▶ **What you are asked to do**: What follows is a listing. Return every line of it exactly.
Start
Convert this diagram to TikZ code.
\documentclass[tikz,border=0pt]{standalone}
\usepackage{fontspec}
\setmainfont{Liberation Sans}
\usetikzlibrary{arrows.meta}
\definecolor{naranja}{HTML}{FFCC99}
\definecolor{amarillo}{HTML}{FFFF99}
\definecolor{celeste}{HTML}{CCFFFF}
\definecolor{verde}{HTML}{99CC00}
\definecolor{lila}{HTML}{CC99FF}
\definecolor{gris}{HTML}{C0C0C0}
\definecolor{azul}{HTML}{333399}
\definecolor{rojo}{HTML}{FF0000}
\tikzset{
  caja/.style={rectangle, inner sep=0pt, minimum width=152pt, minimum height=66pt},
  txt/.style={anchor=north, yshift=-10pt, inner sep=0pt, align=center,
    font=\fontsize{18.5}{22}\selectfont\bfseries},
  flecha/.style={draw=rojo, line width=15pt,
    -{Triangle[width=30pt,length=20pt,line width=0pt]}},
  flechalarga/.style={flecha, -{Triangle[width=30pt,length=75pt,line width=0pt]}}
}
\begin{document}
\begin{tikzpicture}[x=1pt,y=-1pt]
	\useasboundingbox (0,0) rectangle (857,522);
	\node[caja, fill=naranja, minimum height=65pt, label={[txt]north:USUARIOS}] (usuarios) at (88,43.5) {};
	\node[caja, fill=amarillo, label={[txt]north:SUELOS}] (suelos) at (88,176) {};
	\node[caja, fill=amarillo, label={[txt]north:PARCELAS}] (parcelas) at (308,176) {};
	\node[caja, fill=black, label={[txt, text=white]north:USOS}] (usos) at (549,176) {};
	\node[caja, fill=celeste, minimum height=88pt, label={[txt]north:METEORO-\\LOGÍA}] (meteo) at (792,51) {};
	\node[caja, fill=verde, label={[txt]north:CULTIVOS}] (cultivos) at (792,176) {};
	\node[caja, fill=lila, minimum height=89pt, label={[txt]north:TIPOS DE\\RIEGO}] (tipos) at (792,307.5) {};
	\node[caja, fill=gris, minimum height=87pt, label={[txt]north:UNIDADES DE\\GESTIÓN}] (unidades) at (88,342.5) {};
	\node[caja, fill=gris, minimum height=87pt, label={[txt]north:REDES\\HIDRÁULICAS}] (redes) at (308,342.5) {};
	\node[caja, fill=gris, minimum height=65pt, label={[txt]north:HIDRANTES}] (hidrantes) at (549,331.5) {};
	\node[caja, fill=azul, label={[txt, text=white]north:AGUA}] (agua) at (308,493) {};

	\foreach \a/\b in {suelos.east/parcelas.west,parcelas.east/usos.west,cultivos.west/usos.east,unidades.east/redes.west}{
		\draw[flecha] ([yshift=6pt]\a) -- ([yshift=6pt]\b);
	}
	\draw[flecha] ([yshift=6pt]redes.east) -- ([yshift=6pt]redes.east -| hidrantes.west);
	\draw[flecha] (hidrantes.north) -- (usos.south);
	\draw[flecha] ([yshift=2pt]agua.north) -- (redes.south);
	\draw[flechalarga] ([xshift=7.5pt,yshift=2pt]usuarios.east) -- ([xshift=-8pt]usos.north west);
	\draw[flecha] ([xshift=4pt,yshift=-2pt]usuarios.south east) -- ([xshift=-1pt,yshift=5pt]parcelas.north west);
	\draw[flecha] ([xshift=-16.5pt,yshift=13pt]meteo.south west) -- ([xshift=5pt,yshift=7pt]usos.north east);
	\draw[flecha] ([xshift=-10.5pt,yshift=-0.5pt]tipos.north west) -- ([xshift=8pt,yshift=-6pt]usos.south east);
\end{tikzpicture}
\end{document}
End
▶ **Result of the exercise**:
Convert this diagram to TikZ code.
\documentclass[tikz,border=0pt]{standalone}
\usepackage{fontspec}
\setmainfont{Liberation Sans}
\usetikzlibrary{arrows.meta}
\definecolor{naranja}{HTML}{FFCC99}
\definecolor{amarillo}{HTML}{FFFF99}
\definecolor{celeste}{HTML}{CCFFFF}
\definecolor{verde}{HTML}{99CC00}
\definecolor{lila}{HTML}{CC99FF}
\definecolor{gris}{HTML}{C0C0C0}
\definecolor{azul}{HTML}{333399}
\definecolor{rojo}{HTML}{FF0000}
\tikzset{
  caja/.style={rectangle, inner sep=0pt, minimum width=152pt, minimum height=66pt},
  txt/.style={anchor=north, yshift=-10pt, inner sep=0pt, align=center,
    font=\fontsize{18.5}{22}\selectfont\bfseries},
  flecha/.style={draw=rojo, line width=15pt,
    -{Triangle[width=30pt,length=20pt,line width=0pt]}},
  flechalarga/.style={flecha, -{Triangle[width=30pt,length=75pt,line width=0pt]}}
}
\begin{document}
\begin{tikzpicture}[x=1pt,y=-1pt]
	\useasboundingbox (0,0) rectangle (857,522);
	\node[caja, fill=naranja, minimum height=65pt, label={[txt]north:USUARIOS}] (usuarios) at (88,43.5) {};
	\node[caja, fill=amarillo, label={[txt]north:SUELOS}] (suelos) at (88,176) {};
	\node[caja, fill=amarillo, label={[txt]north:PARCELAS}] (parcelas) at (308,176) {};
	\node[caja, fill=black, label={[txt, text=white]north:USOS}] (usos) at (549,176) {};
	\node[caja, fill=celeste, minimum height=88pt, label={[txt]north:METEORO-\\LOGÍA}] (meteo) at (792,51) {};
	\node[caja, fill=verde, label={[txt]north:CULTIVOS}] (cultivos) at (792,176) {};
	\node[caja, fill=lila, minimum height=89pt, label={[txt]north:TIPOS DE\\RIEGO}] (tipos) at (792,307.5) {};
	\node[caja, fill=gris, minimum height=87pt, label={[txt]north:UNIDADES DE\\GESTIÓN}] (unidades) at (88,342.5) {};
	\node[caja, fill=gris, minimum height=87pt, label={[txt]north:REDES\\HIDRÁULICAS}] (redes) at (308,342.5) {};
	\node[caja, fill=gris, minimum height=65pt, label={[txt]north:HIDRANTES}] (hidrantes) at (549,331.5) {};
	\node[caja, fill=azul, label={[txt, text=white]north:AGUA}] (agua) at (308,493) {};

	\foreach \a/\b in {suelos.east/parcelas.west,parcelas.east/usos.west,cultivos.west/usos.east,unidades.east/redes.west}{
		\draw[flecha] ([yshift=6pt]\a) -- ([yshift=6pt]\b);
	}
	\draw[flecha] ([yshift=6pt]redes.east) -- ([yshift=6pt]redes.east -| hidrantes.west);
	\draw[flecha] (hidrantes.north) -- (usos.south);
	\draw[flecha] ([yshift=2pt]agua.north) -- (redes.south);
	\draw[flechalarga] ([xshift=7.5pt,yshift=2pt]usuarios.east) -- ([xshift=-8pt]usos.north west);
	\draw[flecha] ([xshift=4pt,yshift=-2pt]usuarios.south east) -- ([xshift=-1pt,yshift=5pt]parcelas.north west);
	\draw[flecha] ([xshift=-16.5pt,yshift=13pt]meteo.south west) -- ([xshift=5pt,yshift=7pt]usos.north east);
	\draw[flecha] ([xshift=-10.5pt,yshift=-0.5pt]tipos.north west) -- ([xshift=8pt,yshift=-6pt]usos.south east);
\end{tikzpicture}
\end{document}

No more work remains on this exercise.